Я предложил: мы делаем картину Рязанова. Я помогу всем, что умею, придумаю все, что смогу, но в русле его художественных решений. Есть такое понятие — сорежиссер.
Конечно, полного «творческого слияния» не получилось. От некоторых отснятых эпизодов пришлось отказаться, и все же в «Небесах обетованных» не везде ощущаются неповторимые интонации Рязанова. Но мы старались...
Хорошо, что за годы работы в кино я прошел все должности в режиссерской группе — с самой нижней и могу закрыть любую брешь. Картина снималась тяжело. Самый большой объект — городок бомжей на свалке. Холодное предзимье, да еще на помойке... Рязанов как-то сказал: «С тобой все ясно, ты — молодой идиот, снял три картины на зимней натуре. Но какого хрена я, старый дурак (слово было покрепче), сюда полез?!»
Картину закончили как раз накануне ГКЧП. Ее показали в Белом доме людям, которые только что его защищали, те приняли «Небеса обетованные» с восторгом, долгой овацией...
Эльдар с матерью купили дом в деревне на Валдае, с видом на бескрайнее озеро. Они любили это место, полное покоя, свободы и ощущения простора, и старались уехать туда вдвоем.

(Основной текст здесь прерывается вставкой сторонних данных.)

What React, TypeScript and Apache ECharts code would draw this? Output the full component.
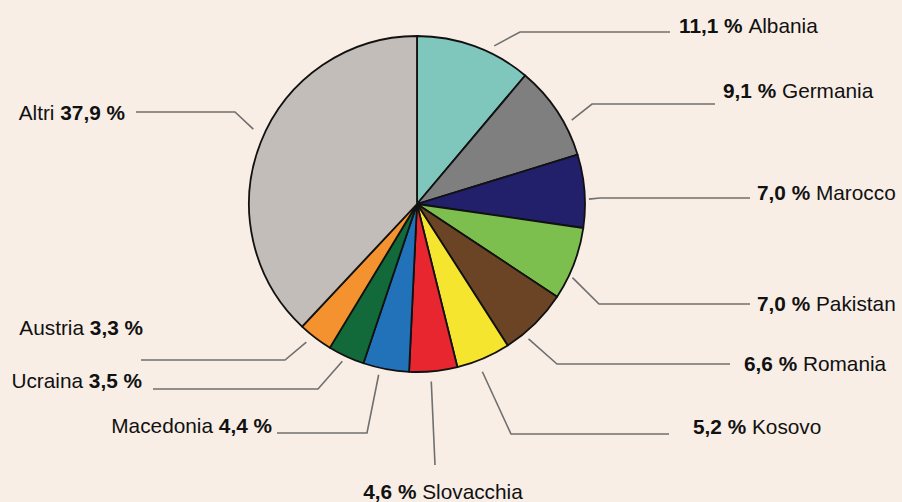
import React, { useEffect, useRef } from 'react';
import * as echarts from 'echarts';

// ---- data ----
const categories = ['Albania', 'Germania', 'Marocco', 'Pakistan', 'Romania', 'Kosovo', 'Slovacchia', 'Macedonia', 'Ucraina', 'Austria', 'Altri'];
const shares = [11.1, 9.1, 7.0, 7.0, 6.6, 5.2, 4.6, 4.4, 3.5, 3.3, 37.9];
const colors = ['#7fc6bc', '#7f7f7f', '#22206b', '#7dbf4e', '#6a4424', '#f5e52e', '#e8262f', '#2272b9', '#12693a', '#f3922e', '#c2bdb8'];

// ---- label layout (positions only) ----
const labelSide = ['right', 'right', 'right', 'right', 'right', 'right', 'bottom', 'left', 'left', 'left', 'left'];
const labelTextPos = [[679, 25], [723, 90], [757, 192], [757, 303], [744, 363], [693, 426], [443, 491], [272, 425], [142, 380], [143, 327], [125, 112]];
const labelElbow = [[520, 32], [592, 104], [600, 198], [599, 304], [557, 364], [511, 434], [435, 465], [367, 433], [318, 389], [285, 360], [235, 112]];
const labelLineEnd = [[670, 32], [715, 104], [750, 198], [750, 304], [730, 364], [669, 434], [435, 465], [277, 433], [153, 389], [141, 360], [136, 112]];
const labelNudge = [6, 5, 2.8, 4.5, 5, 2, 1, 2, 0.5, 1.5, 3];
const labelGap = [8, 8, 4, 4, 7, 12, 10, 7, 6, 9, 12];

const CX = 417;
const CY = 204;
const R = 168;
const FONT = 'Liberation Sans, Arial, sans-serif';
const FS = 20.8;

const fmt = (v: number) => v.toFixed(1).replace('.', ',') + ' %';

export default function App() {
  const ref = useRef<HTMLDivElement>(null);

  useEffect(() => {
    if (!ref.current) return;
    const chart = echarts.init(ref.current, null, { renderer: 'svg' });
    const total = shares.reduce((a, b) => a + b, 0);

    const option: any = {
      animation: false,
      backgroundColor: '#f8eee6',
      series: [
        {
          type: 'pie',
          center: [CX, CY],
          radius: [0, R],
          startAngle: 90,
          clockwise: true,
          avoidLabelOverlap: false,
          minShowLabelAngle: 0,
          data: categories.map((name, i) => ({
            name,
            value: shares[i],
            itemStyle: { color: colors[i] },
          })),
          itemStyle: { borderColor: '#111111', borderWidth: 1.8 },
          label: {
            show: true,
            position: 'outside',
            fontFamily: FONT,
            fontSize: FS,
            color: '#111111',
            formatter: (p: any) => {
              const i = p.dataIndex;
              if (labelSide[i] === 'left') return `{n|${p.name}} {b|${fmt(p.value)}}`;
              return `{b|${fmt(p.value)}} {n|${p.name}}`;
            },
            rich: {
              b: { fontWeight: 'bold', fontSize: FS, color: '#111111', fontFamily: FONT },
              n: { fontSize: FS, color: '#111111', fontFamily: FONT },
            },
          },
          labelLine: {
            show: true,
            length: 10,
            length2: 10,
            lineStyle: { color: '#6f6f6f', width: 1.6 },
          },
          labelLayout: (p: any) => {
            const i = p.dataIndex;
            let ang: number;
            const pts = p.labelLinePoints;
            if (pts && pts[0]) {
              ang = Math.atan2(pts[0][1] - CY, pts[0][0] - CX);
            } else {
              let cum = 0;
              for (let k = 0; k < i; k++) cum += shares[k];
              const frac = (cum + shares[i] / 2) / total;
              ang = -Math.PI / 2 + frac * Math.PI * 2;
            }
            ang += (labelNudge[i] * Math.PI) / 180;
            const rr = R + labelGap[i];
            const start = [CX + rr * Math.cos(ang), CY + rr * Math.sin(ang)];
            const side = labelSide[i];
            return {
              x: labelTextPos[i][0],
              y: labelTextPos[i][1],
              align: side === 'left' ? 'right' : side === 'bottom' ? 'center' : 'left',
              verticalAlign: 'middle',
              labelLinePoints: [start, labelElbow[i], labelLineEnd[i]],
            };
          },
        },
      ],
    };

    chart.setOption(option);
    return () => chart.dispose();
  }, []);

  return (
    <div
      ref={ref}
      style={{ position: 'fixed', left: 0, top: 0, width: 902, height: 502, background: '#f8eee6' }}
    />
  );
}
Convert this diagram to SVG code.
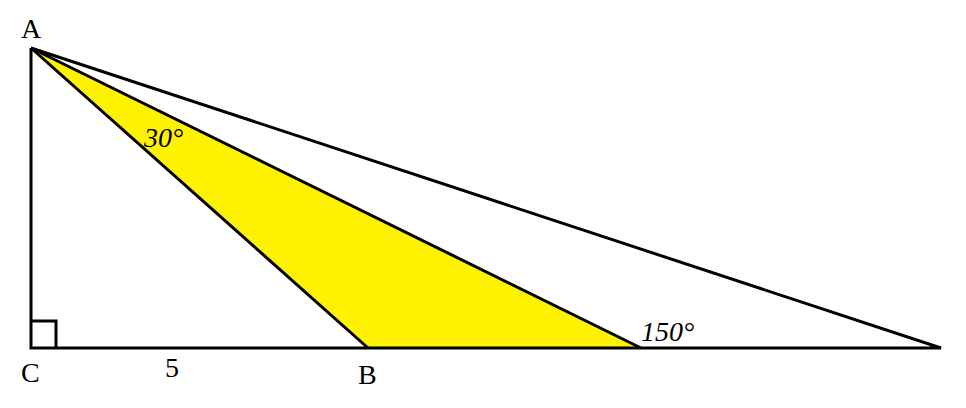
<svg xmlns="http://www.w3.org/2000/svg" width="966" height="408" viewBox="0 0 966 408">
<style>
.ln{stroke:#000;stroke-width:3;fill:none;stroke-linejoin:miter}
.t{font-family:"Liberation Serif","Times New Roman",serif;font-size:28px;fill:#000}
.i{font-style:italic}
</style>
<rect width="966" height="408" fill="#fff"/>
<g id="shaded">
<polygon points="31,48 368,348 641,348" fill="#fff200"/>
</g>
<g id="connectors">
<polyline class="ln" points="31,48 31,348 941,348 31,48"/>
<line class="ln" x1="31" y1="48" x2="368" y2="348"/>
<line class="ln" x1="31" y1="48" x2="641" y2="348"/>
<polyline class="ln" points="31,321 56,321 56,348"/>
</g>
<g id="labels">
<text class="t" x="21" y="38">A</text>
<text class="t" x="21" y="382">C</text>
<text class="t" x="165" y="377">5</text>
<text class="t" x="358" y="384">B</text>
<text class="t i" x="144" y="147">30°</text>
<text class="t i" x="641" y="341">150°</text>
</g>
</svg>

У него на столе лежала неоконченная повесть «Предсказание». Рязанов дописал финал и сделал по мотивам повести сценарий. Мать одобрила и то, и другое. Фильм «Предсказание» был полон тягостным ощущением надвигающейся беды.
Беда пришла: у матери обнаружили рак. В последней стадии. Михаил Иванович Давыдов, крупнейший онколог, решился на операцию. Она была тяжелая, радикальная. «Все, что нашли, убрали», — сказал Давыдов. На какое-то время появилась надежда. Была предложена терапия, мать вернулась домой. Я метался по аптекам и больницам, добывал лекарства, шприцы, системы... Это был 1993 год.
Рязанов от нее не отходил. Он повез ее в Германию, в немецкую клинику. Там выяснилось, что больше уже ничего сделать нельзя. Давыдов, как солдат, сражался за каждый месяц жизни своих пациентов, но спасением это не было.
Мама страшно исхудала и ослабла, она уже не могла ходить. Я бросил телевизионный проект, которым занимался, и перебрался к ним на дачу на Пахру. Ухаживал за мамой, носил на руках. Ее комната была на втором этаже. Я ночевал на первом и просыпаясь, прислушивался к шорохам над моей головой. Утром я поднимался наверх, видел мать — и это было счастьем.